Chief executives of the U.S. property-casualty insurance sector rejected proposals for the industry to receive federal bailout funds, a stark contrast to lobbying efforts by life insurance carriers to obtain access.

Liberty Mutual Chairman and Chief Executive Ted Kelly said receiving funds from the Troubled Asset Relief Program is a slippery slope that could potentially lead to strict government regulation and control.

Kelly spoke Friday in Washington at a conference hosted by a trade group, the Independent Insurance Brokers and Agents of America. Other chief executives on the conference panel included Mike McGavick of XL Capital Ltd.(XL), Glenn Renwick of Progressive Corp. (PGR) and Robert Restrepo of State Auto Financial Corp. (STFC).

While it's understandable that life insurance providers would want access to TARP funds, Kelly said, government bailouts of companies don't coincide with capitalist market philosophy. "Capitalism without failure is like religion without sin, it doesn't work," Kelly said, drawing laughs from the audience.

However, property-casualty insurers, such as Liberty Mutual, are subject to the financial constraints that brokers in the life-insurance sector have been exposed to. The life-insurance sector has been heavily invested in real estate and equities, compared to the property-casualty sector's fiscally conservative bond investments.

Nonetheless, life insurance carriers have been unsuccessful in their lobbying attempts to have Congress and the Obama administration grant brokers access to TARP funds.
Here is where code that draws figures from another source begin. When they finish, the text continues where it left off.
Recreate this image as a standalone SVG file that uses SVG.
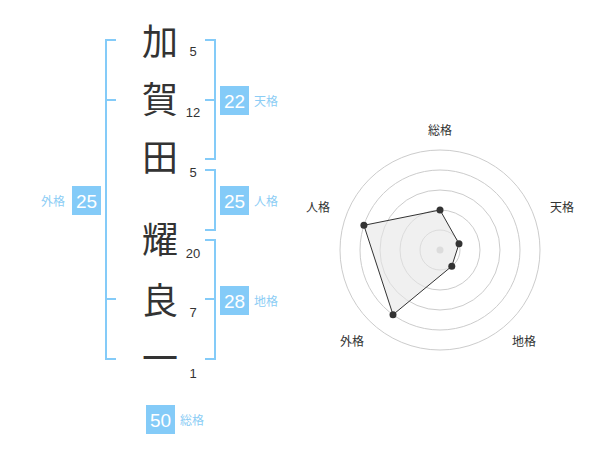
<svg xmlns="http://www.w3.org/2000/svg" width="600" height="470" viewBox="0 0 600 470">
<style>
.k{font-family:"Noto Sans CJK JP","Noto Sans CJK SC",sans-serif;font-size:36px;fill:#333;text-anchor:middle}
.n{font-family:"Liberation Sans",Arial,sans-serif;font-size:13px;fill:#333;text-anchor:middle}
.br{fill:none;stroke:#84cbf8;stroke-width:2}
.box{fill:#84cbf8}
.bt{font-family:"Liberation Sans",Arial,sans-serif;font-size:19px;fill:#fff;text-anchor:middle}
.lb{font-family:"Noto Sans CJK JP","Noto Sans CJK SC",sans-serif;font-size:12px;fill:#8ccdf5}
.rl{font-family:"Noto Sans CJK JP","Noto Sans CJK SC",sans-serif;font-size:12px;fill:#333;text-anchor:middle}
.ring{fill:none;stroke:#ccc;stroke-width:1}
</style>
<rect width="600" height="470" fill="#fff"/>
<g id="name">
<text class="k" x="160" y="55">加</text>
<text class="k" x="160" y="113">賀</text>
<text class="k" x="160" y="171">田</text>
<text class="k" x="160" y="253">耀</text>
<text class="k" x="160" y="314">良</text>
<text class="k" x="160" y="372">一</text>
<text class="n" x="193" y="56">5</text>
<text class="n" x="193" y="117">12</text>
<text class="n" x="193" y="177">5</text>
<text class="n" x="193" y="258">20</text>
<text class="n" x="193" y="317">7</text>
<text class="n" x="193" y="378">1</text>
</g>
<g id="connectors">
<path class="br" d="M116,40 H106 V359 H116 M106,100 H116 M106,299 H116"/>
<path class="br" d="M205,40 H215 V159 H205 M205,100 H215"/>
<path class="br" d="M205,170 H215 V230 H205"/>
<path class="br" d="M205,240 H215 V359 H205 M205,299 H215"/>
</g>
<g id="tenkaku">
<rect class="box" x="220" y="86" width="29" height="29"/>
<text class="bt" x="234.5" y="107.5">22</text>
<text class="lb" x="254" y="106">天格</text>
</g>
<g id="jinkaku">
<rect class="box" x="220" y="186" width="29" height="29"/>
<text class="bt" x="234.5" y="207.5">25</text>
<text class="lb" x="254" y="206">人格</text>
</g>
<g id="chikaku">
<rect class="box" x="220" y="286" width="29" height="29"/>
<text class="bt" x="234.5" y="307.5">28</text>
<text class="lb" x="254" y="306">地格</text>
</g>
<g id="gaikaku">
<rect class="box" x="72" y="186" width="29" height="29"/>
<text class="bt" x="86.5" y="207.5">25</text>
<text class="lb" x="41" y="206">外格</text>
</g>
<g id="soukaku">
<rect class="box" x="146" y="405" width="29" height="29"/>
<text class="bt" x="160.5" y="426.5">50</text>
<text class="lb" x="180" y="425">総格</text>
</g>
<g id="radar">
<circle class="ring" cx="440" cy="250" r="20"/>
<circle class="ring" cx="440" cy="250" r="40"/>
<circle class="ring" cx="440" cy="250" r="60"/>
<circle class="ring" cx="440" cy="250" r="80"/>
<circle class="ring" cx="440" cy="250" r="100"/>
<circle cx="440" cy="250" r="3.5" fill="#ccc"/>
<polygon points="440,210 459,243.8 451.8,266.2 393,314.7 363.9,225.3" fill="#e6e6e6" fill-opacity="0.6" stroke="#333" stroke-width="1"/>
<g fill="#333">
<circle cx="440" cy="210" r="3.5"/>
<circle cx="459" cy="243.8" r="3.5"/>
<circle cx="451.8" cy="266.2" r="3.5"/>
<circle cx="393" cy="314.7" r="3.5"/>
<circle cx="363.9" cy="225.3" r="3.5"/>
</g>
<text class="rl" x="440" y="135">総格</text>
<text class="rl" x="562" y="212">天格</text>
<text class="rl" x="524" y="346">地格</text>
<text class="rl" x="352" y="346">外格</text>
<text class="rl" x="318" y="212">人格</text>
</g>
</svg>
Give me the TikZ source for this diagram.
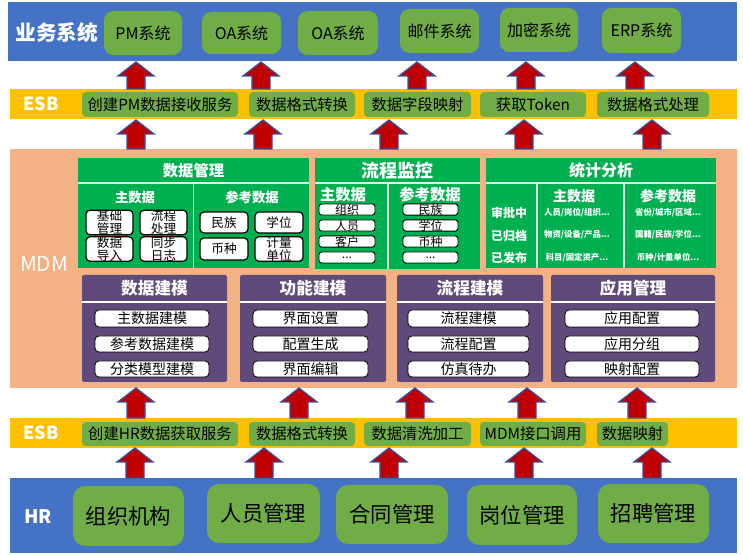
\documentclass[tikz,border=0pt]{standalone}
\usepackage{fontspec}
\setmainfont{Noto Sans CJK SC}
\definecolor{cblue}{HTML}{4472C4}
\definecolor{cgl}{HTML}{70AD47}
\definecolor{cyel}{HTML}{FFC000}
\definecolor{corg}{HTML}{F4B183}
\definecolor{cgrn}{HTML}{00B050}
\definecolor{cpur}{HTML}{604A7B}
\definecolor{cred}{HTML}{C00000}
\definecolor{carb}{HTML}{3A4F9A}
\newcommand\fsz[1]{\fontsize{#1}{#1}\selectfont}
\newcommand\fszz[2]{\fontsize{#1}{#2}\selectfont}
\newcommand\mkbox[7]{\node[#6,minimum width={(#4-#2)*0.75pt},minimum height={(#5-#3)*0.75pt}] (#1) at ({(#2+#4)/2},{(#3+#5)/2}) {#7};}
\newcommand\blockarrow[3]{\draw[barrow] (#1,#2) -- (#1+18,#2+14) -- (#1+9,#2+14) -- (#1+9,#3) -- (#1-9,#3) -- (#1-9,#2+14) -- (#1-18,#2+14) -- cycle;}
\tikzset{
  base/.style={inner sep=0pt,outer sep=0pt,draw=none},
  band/.style={base},
  blab/.style={text=white,font=\bfseries\fsz{14}},
  topbox/.style={base,fill=cgl,rounded corners=7pt,font=\fsz{12}},
  esbbox/.style={base,fill=cgl,rounded corners=3pt,font=\fsz{11.5}},
  hrbox/.style={base,fill=cgl,rounded corners=9pt,font=\fsz{16}},
  gpanel/.style={base,fill=cgrn},
  ppanel/.style={base,fill=cpur,rounded corners=1.5pt},
  ttl/.style={base,text=white,font=\bfseries\fsz{11.5}},
  sub/.style={text=white,inner sep=0pt,font=\bfseries\fsz{10}},
  item/.style={base,draw=black,fill=white,line width=0.9pt,rounded corners=3pt,font=\fsz{9.5},align=center},
  item2/.style={item,font={\fszz{9.5}{8.3}}},
  litem/.style={item,line width=0.7pt,rounded corners=2pt,font=\fsz{9}},
  pitem/.style={base,draw=black,fill=white,line width=0.6pt,rounded corners=3pt,font=\fsz{10.5}},
  tiny/.style={text=white,inner sep=0pt,font=\bfseries\fsz{6.3}},
  divw/.style={draw=white!85!cgrn,line width=0.8pt},
  barrow/.style={fill=cred,draw=carb,line width=1pt,line join=miter},
}
\begin{document}
\begin{tikzpicture}[x=0.75pt,y=-0.75pt]
\useasboundingbox[fill=white] (0,0) rectangle (743,555);
% ---------- top band
\mkbox{top}{8}{2}{737}{61}{band,fill=cblue}{}
\node[blab,font=\bfseries\fsz{15.5}] (toplab) at (57,33) {业务系统};
\mkbox{t1}{104}{11}{182}{55}{topbox}{PM系统}
\mkbox{t2}{202}{12}{281}{54}{topbox}{OA系统}
\mkbox{t3}{298}{11}{378}{55}{topbox}{OA系统}
\mkbox{t4}{400}{9}{479}{53}{topbox}{邮件系统}
\mkbox{t5}{500}{8}{578}{52}{topbox}{加密系统}
\mkbox{t6}{602}{8}{681}{53}{topbox}{ERP系统}
% ---------- ESB 1
\mkbox{esbA}{10}{89}{737}{119}{band,fill=cyel}{}
\node[blab,font=\bfseries\fsz{13.5}] (esbAlab) at (41,104) {ESB};
\mkbox{a1}{82}{92}{238}{117}{esbbox}{创建PM数据接收服务}
\mkbox{a2}{249}{92}{355}{117}{esbbox}{数据格式转换}
\mkbox{a3}{364}{92}{471}{117}{esbbox}{数据字段映射}
\mkbox{a4}{480}{92}{586}{117}{esbbox}{获取Token}
\mkbox{a5}{597}{92}{709}{117}{esbbox}{数据格式处理}
% ---------- MDM
\mkbox{mdm}{10}{149}{737}{388}{band,fill=corg}{}
\node[text=white,font=\fsz{15.5}] (mdmlab) at (44,264) {MDM};
% panel 1
\mkbox{dm}{78}{158}{309}{268}{gpanel}{}
\mkbox{dmt}{78}{158}{309}{183}{ttl}{数据管理}
\draw[divw] (dmt.south west) -- (dmt.south east);
\draw[divw] (dmt.south) -- (dm.south);
\node[sub] (dms1) at (135,197) {主数据};
\node[sub] (dms2) at (252,197) {参考数据};
\mkbox{dmi1}{86}{212}{133}{233}{item2}{基础\\管理}
\mkbox{dmi2}{140}{212}{187}{233}{item2}{流程\\处理}
\mkbox{dmi3}{86}{238}{133}{260}{item2}{数据\\导入}
\mkbox{dmi4}{140}{238}{187}{260}{item2}{同步\\日志}
\mkbox{dmi5}{200}{212}{248}{233}{item}{民族}
\mkbox{dmi6}{255}{212}{303}{233}{item}{学位}
\mkbox{dmi7}{200}{238}{248}{260}{item}{币种}
\mkbox{dmi8}{255}{238}{303}{260}{item2}{计量\\单位}
% panel 2
\mkbox{lc}{315}{158}{480}{269}{gpanel}{}
\mkbox{lct}{315}{158}{480}{183}{ttl,font=\bfseries\fsz{13.5}}{流程监控}
\draw[divw] (lct.south west) -- (lct.south east);
\draw[divw] (388,183) -- (388,269);
\node[sub,font=\bfseries\fsz{11.5}] (lcs1) at (343,195) {主数据};
\node[sub,font=\bfseries\fsz{11.5}] (lcs2) at (430,195) {参考数据};
\mkbox{lci1}{319}{204}{375}{215}{litem}{组织}
\mkbox{lci2}{319}{220}{375}{231}{litem}{人员}
\mkbox{lci3}{319}{236}{375}{247}{litem}{客户}
\mkbox{lci4}{319}{252}{375}{263}{litem}{...}
\mkbox{lci5}{403}{204}{458}{215}{litem}{民族}
\mkbox{lci6}{403}{220}{458}{231}{litem}{学位}
\mkbox{lci7}{403}{236}{458}{247}{litem}{币种}
\mkbox{lci8}{403}{252}{458}{263}{litem}{...}
% panel 3
\mkbox{tj}{486}{158}{716}{268}{gpanel}{}
\mkbox{tjt}{486}{158}{716}{183}{ttl,font=\bfseries\fsz{12}}{统计分析}
\draw[divw] (tjt.south west) -- (tjt.south east);
\draw[divw] (537,183) -- (537,268);
\draw[divw] (624,183) -- (624,268);
\node[sub,font=\bfseries\fsz{10.5}] (tjs1) at (574,196) {主数据};
\node[sub,font=\bfseries\fsz{10.5}] (tjs2) at (668,196) {参考数据};
\node[sub,font=\bfseries\fsz{9}] (tjr1) at (509,213) {审批中};
\node[sub,font=\bfseries\fsz{9}] (tjr2) at (509,236) {已归档};
\node[sub,font=\bfseries\fsz{9}] (tjr3) at (509,258) {已发布};
\node[tiny] (tjm1) at (577,213) {人员/岗位/组织...};
\node[tiny] (tjm2) at (577,235) {物资/设备/产品...};
\node[tiny] (tjm3) at (577,258) {科目/固定资产...};
\node[tiny] (tjc1) at (668,213) {省份/城市/区域...};
\node[tiny] (tjc2) at (668,235) {国籍/民族/学位...};
\node[tiny] (tjc3) at (668,258) {币种/计量单位...};
% purple panels
\mkbox{q1}{82}{275}{227}{382}{ppanel}{}
\mkbox{q1t}{82}{275}{227}{302}{ttl,font=\bfseries\fsz{12.5}}{数据建模}
\draw[white,line width=0.8pt] (q1t.south west) -- (q1t.south east);
\mkbox{q1a}{95}{310}{209}{327}{pitem}{主数据建模}
\mkbox{q1b}{95}{336}{209}{352}{pitem}{参考数据建模}
\mkbox{q1c}{95}{361}{209}{377}{pitem}{分类模型建模}
\mkbox{q2}{240}{275}{386}{382}{ppanel}{}
\mkbox{q2t}{240}{275}{386}{302}{ttl,font=\bfseries\fsz{12.5}}{功能建模}
\draw[white,line width=0.8pt] (q2t.south west) -- (q2t.south east);
\mkbox{q2a}{253}{310}{368}{327}{pitem}{界面设置}
\mkbox{q2b}{253}{336}{368}{352}{pitem}{配置生成}
\mkbox{q2c}{253}{361}{368}{377}{pitem}{界面编辑}
\mkbox{q3}{397}{275}{543}{382}{ppanel}{}
\mkbox{q3t}{397}{275}{543}{302}{ttl,font=\bfseries\fsz{12.5}}{流程建模}
\draw[white,line width=0.8pt] (q3t.south west) -- (q3t.south east);
\mkbox{q3a}{408}{310}{529}{327}{pitem}{流程建模}
\mkbox{q3b}{408}{336}{529}{352}{pitem}{流程配置}
\mkbox{q3c}{408}{361}{529}{377}{pitem}{仿真待办}
\mkbox{q4}{551}{275}{715}{382}{ppanel}{}
\mkbox{q4t}{551}{275}{715}{302}{ttl,font=\bfseries\fsz{12.5}}{应用管理}
\draw[white,line width=0.8pt] (q4t.south west) -- (q4t.south east);
\mkbox{q4a}{565}{310}{699}{327}{pitem}{应用配置}
\mkbox{q4b}{565}{336}{699}{352}{pitem}{应用分组}
\mkbox{q4c}{565}{361}{699}{377}{pitem}{映射配置}
% ---------- ESB 2
\mkbox{esbB}{10}{418}{737}{448}{band,fill=cyel}{}
\node[blab,font=\bfseries\fsz{13.5}] (esbBlab) at (41,433) {ESB};
\mkbox{b1}{82}{422}{238}{446}{esbbox}{创建HR数据获取服务}
\mkbox{b2}{249}{422}{355}{446}{esbbox}{数据格式转换}
\mkbox{b3}{364}{422}{471}{446}{esbbox}{数据清洗加工}
\mkbox{b4}{480}{422}{586}{446}{esbbox}{MDM接口调用}
\mkbox{b5}{597}{422}{668}{446}{esbbox}{数据映射}
% ---------- HR
\mkbox{hr}{10}{478}{737}{553}{band,fill=cblue}{}
\node[blab,font=\bfseries\fsz{14}] (hrlab) at (38,517) {HR};
\mkbox{h1}{73}{486}{184}{546}{hrbox}{组织机构}
\mkbox{h2}{207}{484}{320}{543}{hrbox}{人员管理}
\mkbox{h3}{336}{485}{448}{544}{hrbox}{合同管理}
\mkbox{h4}{467}{485}{577}{545}{hrbox}{岗位管理}
\mkbox{h5}{598}{484}{709}{543}{hrbox}{招聘管理}
% ---------- arrows
\foreach \xx in {136,261,417,526,635} {\blockarrow{\xx}{62}{89}}
\foreach \xx in {136,263,389,524,652} {\blockarrow{\xx}{120}{149}}
\foreach \xx in {136,299,415,527,637} {\blockarrow{\xx}{388}{418}}
\foreach \xx in {135,264,389,524,652} {\blockarrow{\xx}{448}{478}}
\end{tikzpicture}
\end{document}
Robert Rusbuldt, president of the trade group, said the financial strains faced by life insurers could deter an economic recovery for the sector.
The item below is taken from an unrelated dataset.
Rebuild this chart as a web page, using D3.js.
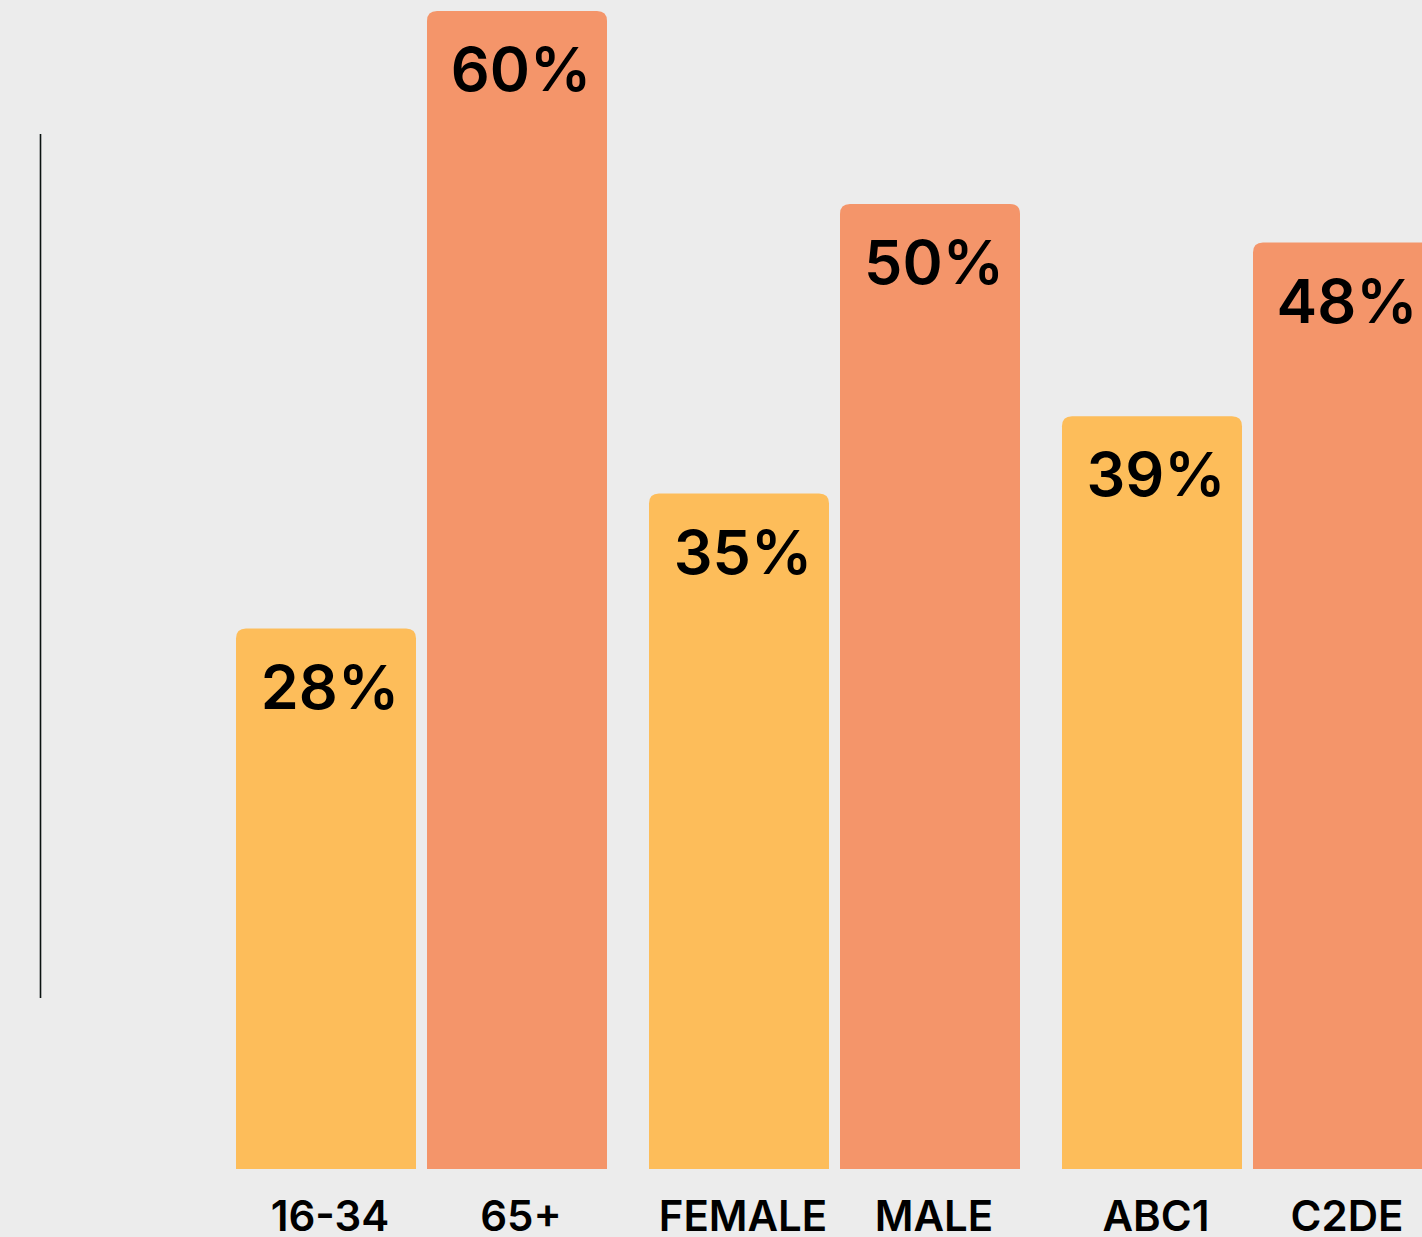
<!DOCTYPE html>
<html>
  <head>
    <script src="https://d3js.org/d3.v7.min.js"></script>
    <style>
      body { margin: 0; background: #ececec; }
      svg { display: block; }
      .val { font: 600 61px Inter, sans-serif; fill: #000; text-anchor: middle; }
      .cat { font: 600 42px Inter, sans-serif; fill: #000; text-anchor: middle; }
    </style>
    <title>Bar chart</title>
  </head>
  <body>
    <svg id="chart"></svg>
    <script>
      var groups = ["age", "gender", "class"];
      var series = ["a", "b"];
      var categories = [["16-34", "65+"], ["FEMALE", "MALE"], ["ABC1", "C2DE"]];
      var values = [[28, 60], [35, 50], [39, 48]];
      var colors = ["#fdbd5a", "#f4956a"];

      var width = 1422, height = 1237;
      var svg = d3.select("#chart").attr("width", width).attr("height", height);

      var y = d3.scaleLinear().domain([0, 60]).range([1169, 11]);
      var x0 = d3.scaleBand().domain(groups).range([236, 1433]).paddingInner(42 / 413);
      var x1 = d3.scaleBand().domain(series).range([0, x0.bandwidth()]).paddingInner(11 / 191);

      // left rule
      svg.append("line").attr("x1", 40.5).attr("x2", 40.5).attr("y1", 134).attr("y2", 998)
        .attr("stroke", "#0b1311").attr("stroke-width", 1.6);

      var data = [];
      groups.forEach(function(g, i) {
        series.forEach(function(s, j) {
          data.push({ g: g, s: s, i: j, v: values[i][j], label: categories[i][j] });
        });
      });

      var r = 10;
      function barPath(d) {
        var x = x0(d.g) + x1(d.s), w = x1.bandwidth(), t = y(d.v), b = y(0);
        return "M" + x + "," + b + "V" + (t + r) + "Q" + x + "," + t + " " + (x + r) + "," + t +
          "H" + (x + w - r) + "Q" + (x + w) + "," + t + " " + (x + w) + "," + (t + r) + "V" + b + "Z";
      }
      function mid(d) { return x0(d.g) + x1(d.s) + x1.bandwidth() / 2 + 4; }

      var bar = svg.selectAll("g.bar").data(data).enter().append("g").attr("class", "bar");

      bar.append("path").attr("d", barPath).attr("fill", function(d) { return colors[d.i]; });

      bar.append("text").attr("class", "val")
        .attr("x", mid)
        .attr("y", function(d) { return y(d.v) + 80; })
        .text(function(d) { return d.v + "%"; });

      bar.append("text").attr("class", "cat")
        .attr("x", mid)
        .attr("y", 1231)
        .text(function(d) { return d.label; });
    </script>
  </body>
</html>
"By law, you have to have auto insurance," Rusbuldt said, pointing that many consumers are evaluating whether household expenses, such as life insurance, are essential during the economic downturn.

Rusbuldt, along with the panel of CEOs, projected a property-casualty sector rebound by 2010, which could vary from sector to sector.

Overall "when the general economy starts to recover, you'll see the insurance industry take off," Rusbuldt said. New housing, car purchases and budding businesses create economic activity in the insurance industry, he added.

However, Kelly, along with the other chief executives expressed concern that future inflation two years down the line could spoil economic recovery.

"Inflation will be much worse than what we're experiencing right now," Kelly said.